● **Information shown**:

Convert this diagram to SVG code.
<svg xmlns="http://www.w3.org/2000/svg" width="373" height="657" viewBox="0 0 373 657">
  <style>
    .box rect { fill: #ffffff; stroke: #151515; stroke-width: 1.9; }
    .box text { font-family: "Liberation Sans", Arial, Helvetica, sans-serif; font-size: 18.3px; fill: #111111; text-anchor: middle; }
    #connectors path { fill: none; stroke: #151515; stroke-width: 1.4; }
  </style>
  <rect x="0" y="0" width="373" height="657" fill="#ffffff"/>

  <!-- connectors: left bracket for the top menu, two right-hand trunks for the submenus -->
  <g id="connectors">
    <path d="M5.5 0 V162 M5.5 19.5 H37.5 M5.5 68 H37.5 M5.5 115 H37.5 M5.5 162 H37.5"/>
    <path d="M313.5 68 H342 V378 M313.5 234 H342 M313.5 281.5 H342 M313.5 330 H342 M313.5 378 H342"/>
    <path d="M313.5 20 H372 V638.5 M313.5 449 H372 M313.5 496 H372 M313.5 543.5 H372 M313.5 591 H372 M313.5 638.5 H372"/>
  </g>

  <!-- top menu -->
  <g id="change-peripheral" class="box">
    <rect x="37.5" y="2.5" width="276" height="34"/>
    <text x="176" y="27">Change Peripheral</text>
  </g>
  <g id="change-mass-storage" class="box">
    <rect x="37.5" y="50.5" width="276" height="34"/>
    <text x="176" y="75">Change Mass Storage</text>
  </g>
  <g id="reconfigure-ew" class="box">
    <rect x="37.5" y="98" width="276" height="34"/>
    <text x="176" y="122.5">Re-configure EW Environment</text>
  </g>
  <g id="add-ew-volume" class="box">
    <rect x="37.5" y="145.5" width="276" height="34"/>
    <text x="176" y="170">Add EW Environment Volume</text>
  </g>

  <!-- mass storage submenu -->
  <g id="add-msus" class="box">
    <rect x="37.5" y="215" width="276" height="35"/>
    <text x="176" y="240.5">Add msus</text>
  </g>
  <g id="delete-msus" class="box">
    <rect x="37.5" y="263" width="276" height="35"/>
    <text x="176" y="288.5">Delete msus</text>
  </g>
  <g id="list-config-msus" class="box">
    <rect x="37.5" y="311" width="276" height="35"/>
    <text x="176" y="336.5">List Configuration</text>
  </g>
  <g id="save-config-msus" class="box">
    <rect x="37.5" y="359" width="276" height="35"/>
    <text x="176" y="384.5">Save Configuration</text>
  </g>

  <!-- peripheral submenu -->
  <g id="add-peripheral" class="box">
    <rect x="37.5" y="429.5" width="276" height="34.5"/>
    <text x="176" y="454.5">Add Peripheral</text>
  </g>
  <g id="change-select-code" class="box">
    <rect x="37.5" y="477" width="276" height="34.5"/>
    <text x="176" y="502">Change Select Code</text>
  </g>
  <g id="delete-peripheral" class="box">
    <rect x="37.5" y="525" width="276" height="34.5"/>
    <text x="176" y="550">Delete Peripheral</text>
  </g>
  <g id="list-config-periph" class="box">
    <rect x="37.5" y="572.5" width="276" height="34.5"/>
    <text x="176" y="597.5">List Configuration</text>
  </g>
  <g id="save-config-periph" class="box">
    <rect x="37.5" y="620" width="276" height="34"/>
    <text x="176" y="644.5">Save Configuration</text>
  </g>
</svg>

● **Your instructions**:
Go through the listing and copy all of it exactly.

● **Problem solution**:
Convert this diagram to SVG code.
<svg xmlns="http://www.w3.org/2000/svg" width="373" height="657" viewBox="0 0 373 657">
  <style>
    .box rect { fill: #ffffff; stroke: #151515; stroke-width: 1.9; }
    .box text { font-family: "Liberation Sans", Arial, Helvetica, sans-serif; font-size: 18.3px; fill: #111111; text-anchor: middle; }
    #connectors path { fill: none; stroke: #151515; stroke-width: 1.4; }
  </style>
  <rect x="0" y="0" width="373" height="657" fill="#ffffff"/>

  <!-- connectors: left bracket for the top menu, two right-hand trunks for the submenus -->
  <g id="connectors">
    <path d="M5.5 0 V162 M5.5 19.5 H37.5 M5.5 68 H37.5 M5.5 115 H37.5 M5.5 162 H37.5"/>
    <path d="M313.5 68 H342 V378 M313.5 234 H342 M313.5 281.5 H342 M313.5 330 H342 M313.5 378 H342"/>
    <path d="M313.5 20 H372 V638.5 M313.5 449 H372 M313.5 496 H372 M313.5 543.5 H372 M313.5 591 H372 M313.5 638.5 H372"/>
  </g>

  <!-- top menu -->
  <g id="change-peripheral" class="box">
    <rect x="37.5" y="2.5" width="276" height="34"/>
    <text x="176" y="27">Change Peripheral</text>
  </g>
  <g id="change-mass-storage" class="box">
    <rect x="37.5" y="50.5" width="276" height="34"/>
    <text x="176" y="75">Change Mass Storage</text>
  </g>
  <g id="reconfigure-ew" class="box">
    <rect x="37.5" y="98" width="276" height="34"/>
    <text x="176" y="122.5">Re-configure EW Environment</text>
  </g>
  <g id="add-ew-volume" class="box">
    <rect x="37.5" y="145.5" width="276" height="34"/>
    <text x="176" y="170">Add EW Environment Volume</text>
  </g>

  <!-- mass storage submenu -->
  <g id="add-msus" class="box">
    <rect x="37.5" y="215" width="276" height="35"/>
    <text x="176" y="240.5">Add msus</text>
  </g>
  <g id="delete-msus" class="box">
    <rect x="37.5" y="263" width="276" height="35"/>
    <text x="176" y="288.5">Delete msus</text>
  </g>
  <g id="list-config-msus" class="box">
    <rect x="37.5" y="311" width="276" height="35"/>
    <text x="176" y="336.5">List Configuration</text>
  </g>
  <g id="save-config-msus" class="box">
    <rect x="37.5" y="359" width="276" height="35"/>
    <text x="176" y="384.5">Save Configuration</text>
  </g>

  <!-- peripheral submenu -->
  <g id="add-peripheral" class="box">
    <rect x="37.5" y="429.5" width="276" height="34.5"/>
    <text x="176" y="454.5">Add Peripheral</text>
  </g>
  <g id="change-select-code" class="box">
    <rect x="37.5" y="477" width="276" height="34.5"/>
    <text x="176" y="502">Change Select Code</text>
  </g>
  <g id="delete-peripheral" class="box">
    <rect x="37.5" y="525" width="276" height="34.5"/>
    <text x="176" y="550">Delete Peripheral</text>
  </g>
  <g id="list-config-periph" class="box">
    <rect x="37.5" y="572.5" width="276" height="34.5"/>
    <text x="176" y="597.5">List Configuration</text>
  </g>
  <g id="save-config-periph" class="box">
    <rect x="37.5" y="620" width="276" height="34"/>
    <text x="176" y="644.5">Save Configuration</text>
  </g>
</svg>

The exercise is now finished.